== To be done ==
Leave the pictures out and retype the lines from the beginning through the line with "inner xsep=12pt, text", both ends included.

== Data extract ==
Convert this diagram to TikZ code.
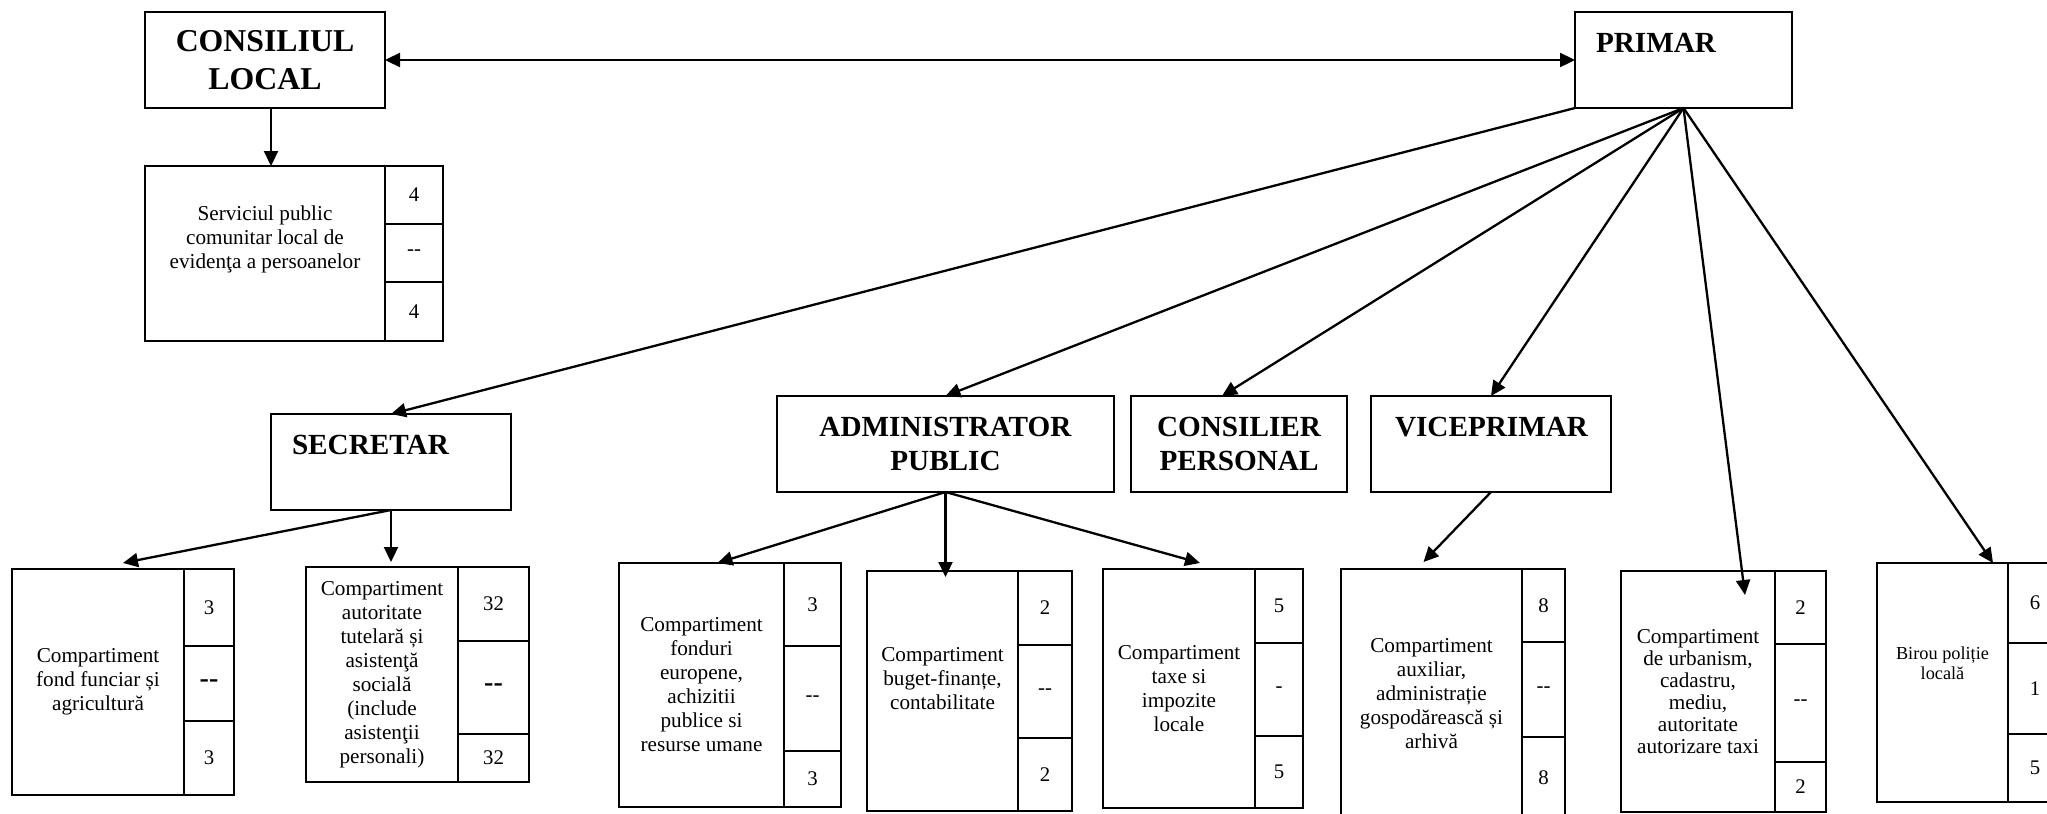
\documentclass[tikz,border=0pt]{standalone}
\usepackage{fontspec}
\setmainfont{Liberation Serif}
\usetikzlibrary{positioning,arrows.meta}

% coloana cu numere din dreapta unui compartiment
\newcommand{\numcol}[8]{%
  \node[cell, minimum width=#2, minimum height=#3, anchor=north west] (#1a) at (#1.north east) {#6};
  \node[cell, minimum width=#2, minimum height=#4, below=0pt of #1a] (#1b) {#7};
  \node[cell, minimum width=#2, minimum height=#5, below=0pt of #1b] (#1c) {#8};
}
\newcommand{\bdash}{{\fontsize{14}{16}\selectfont\bfseries -{}-}}

\tikzset{
  >={Triangle[length=7.5pt,width=7pt]},
  boss/.style={draw, line width=1pt, outer sep=0pt, anchor=north west, minimum height=48pt,
    font=\fontsize{14.6}{17}\selectfont\bfseries, align=center},
  bossleft/.style={boss, align=left, inner xsep=10.5pt, inner ysep=0pt, text height=10pt, text depth=18pt},
  dept/.style={draw, line width=1pt, outer sep=0pt, anchor=north west, inner sep=1pt,
    font=\fontsize{10.6}{12}\selectfont, align=center},
  cell/.style={draw, line width=1pt, outer sep=0pt, inner sep=0pt, font=\fontsize{10.4}{12}\selectfont},
  link/.style={->, line width=1.15pt},
}

\begin{document}
\begin{tikzpicture}[x=0.5pt,y=-0.5pt]
\useasboundingbox (0,0) rectangle (2047,814);
\clip (0,0) rectangle (2047,814);

% conducere
\node[boss, minimum width=120pt, font=\fontsize{15.9}{19}\selectfont\bfseries] (cl) at (145,12) {CONSILIUL\\LOCAL};
\node[bossleft, text width=87.5pt] (pr) at (1575,12) {PRIMAR};
\node[bossleft, text width=99pt] (sec) at (271,414) {SECRETAR};
\node[boss, minimum width=168.5pt] (adm) at (777,396) {ADMINISTRATOR\\PUBLIC};
\node[boss, minimum width=108pt] (cons) at (1131,396) {CONSILIER\\PERSONAL};
\node[bossleft, inner xsep=12pt, text width=96pt] (vice) at (1371,396) {VICEPRIMAR};

% compartimente
\node[dept, minimum width=120pt, minimum height=87.5pt, text depth=16pt] (serv) at (145,166)
  {Serviciul public\\comunitar local de\\evidenţa a persoanelor};
\numcol{serv}{29pt}{29pt}{29pt}{29.5pt}{4}{-{}-}{4}

\node[dept, minimum width=86pt, minimum height=113pt] (fond) at (12,569)
  {Compartiment\\fond funciar și\\agricultură};
\numcol{fond}{25pt}{38.5pt}{37.5pt}{37pt}{3}{\bdash}{3}

\node[dept, minimum width=76pt, minimum height=107.5pt] (aut) at (306,567)
  {Compartiment\\autoritate\\tutelară și\\asistenţă\\socială\\(include\\asistenţii\\personali)};
\numcol{aut}{35.5pt}{37pt}{46.5pt}{24pt}{32}{\bdash}{32}

\node[dept, minimum width=82.5pt, minimum height=122pt] (feu) at (619,563)
  {Compartiment\\fonduri\\europene,\\achizitii\\publice si\\resurse umane};
\numcol{feu}{28.5pt}{41.5pt}{52.5pt}{28pt}{3}{-{}-}{3}

\node[dept, minimum width=75.5pt, minimum height=120pt, text depth=13pt] (bug) at (867,571)
  {Compartiment\\buget-finanțe,\\contabilitate};
\numcol{bug}{27pt}{37pt}{46.5pt}{36.5pt}{2}{-{}-}{2}

\node[dept, minimum width=76pt, minimum height=119.5pt] (tax) at (1103,569)
  {Compartiment\\taxe si\\impozite\\locale};
\numcol{tax}{24pt}{37pt}{46.5pt}{36pt}{5}{-}{5}

\node[dept, minimum width=90.5pt, minimum height=124.5pt] (aux) at (1341,569)
  {Compartiment\\auxiliar,\\administrație\\gospodărească și\\arhivă};
\numcol{aux}{21.5pt}{36.5pt}{47.5pt}{40.5pt}{8}{-{}-}{8}

\node[dept, minimum width=77pt, minimum height=120.5pt, font=\fontsize{10.6}{11}\selectfont] (urb) at (1621,571)
  {Compartiment\\de urbanism,\\cadastru,\\mediu,\\autoritate\\autorizare taxi};
\numcol{urb}{25.5pt}{36.5pt}{59pt}{25pt}{2}{-{}-}{2}

\node[dept, minimum width=65.5pt, minimum height=119.5pt, font=\fontsize{9.15}{10}\selectfont, text depth=19.5pt] (bir) at (1877,563)
  {Birou poliție\\locală};
\numcol{bir}{27pt}{40pt}{45.5pt}{34pt}{6}{1}{5}

% legaturi
\draw[<->, line width=1.15pt] (cl.east) -- (pr.west);
\draw[link] ([xshift=3pt]cl.south) -- ([xshift=3pt]serv.north);
\draw[link] (pr.south west) -- (sec.north);
\draw[link] (pr.south) -- (adm.north);
\draw[link] (pr.south) -- ([xshift=-8.5pt]cons.north);
\draw[link] (pr.south) -- (vice.north);
\draw[link] (pr.south) -- ([shift={(-15pt,-12pt)}]urb.north east);
\draw[link] (pr.south) -- ([xshift=-7.5pt]bir.north east);
\draw[link] (sec.south) -- ([shift={(12.5pt,3pt)}]fond.north);
\draw[link] (sec.south) -- ([yshift=2.5pt]sec.south |- aut.north);
\draw[link] (adm.south) -- ([shift={(8pt,0pt)}]feu.north);
\draw[link] (adm.south) -- ([yshift=-3pt]adm.south |- bug.north);
\draw[link] (adm.south) -- ([shift={(10.5pt,3pt)}]tax.north);
\draw[link] (vice.south) -- ([shift={(-4pt,3.5pt)}]aux.north);
\end{tikzpicture}
\end{document}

== Result below ==
Convert this diagram to TikZ code.
\documentclass[tikz,border=0pt]{standalone}
\usepackage{fontspec}
\setmainfont{Liberation Serif}
\usetikzlibrary{positioning,arrows.meta}

% coloana cu numere din dreapta unui compartiment
\newcommand{\numcol}[8]{%
  \node[cell, minimum width=#2, minimum height=#3, anchor=north west] (#1a) at (#1.north east) {#6};
  \node[cell, minimum width=#2, minimum height=#4, below=0pt of #1a] (#1b) {#7};
  \node[cell, minimum width=#2, minimum height=#5, below=0pt of #1b] (#1c) {#8};
}
\newcommand{\bdash}{{\fontsize{14}{16}\selectfont\bfseries -{}-}}

\tikzset{
  >={Triangle[length=7.5pt,width=7pt]},
  boss/.style={draw, line width=1pt, outer sep=0pt, anchor=north west, minimum height=48pt,
    font=\fontsize{14.6}{17}\selectfont\bfseries, align=center},
  bossleft/.style={boss, align=left, inner xsep=10.5pt, inner ysep=0pt, text height=10pt, text depth=18pt},
  dept/.style={draw, line width=1pt, outer sep=0pt, anchor=north west, inner sep=1pt,
    font=\fontsize{10.6}{12}\selectfont, align=center},
  cell/.style={draw, line width=1pt, outer sep=0pt, inner sep=0pt, font=\fontsize{10.4}{12}\selectfont},
  link/.style={->, line width=1.15pt},
}

\begin{document}
\begin{tikzpicture}[x=0.5pt,y=-0.5pt]
\useasboundingbox (0,0) rectangle (2047,814);
\clip (0,0) rectangle (2047,814);

% conducere
\node[boss, minimum width=120pt, font=\fontsize{15.9}{19}\selectfont\bfseries] (cl) at (145,12) {CONSILIUL\\LOCAL};
\node[bossleft, text width=87.5pt] (pr) at (1575,12) {PRIMAR};
\node[bossleft, text width=99pt] (sec) at (271,414) {SECRETAR};
\node[boss, minimum width=168.5pt] (adm) at (777,396) {ADMINISTRATOR\\PUBLIC};
\node[boss, minimum width=108pt] (cons) at (1131,396) {CONSILIER\\PERSONAL};
\node[bossleft, inner xsep=12pt, text width=96pt] (vice) at (1371,396) {VICEPRIMAR};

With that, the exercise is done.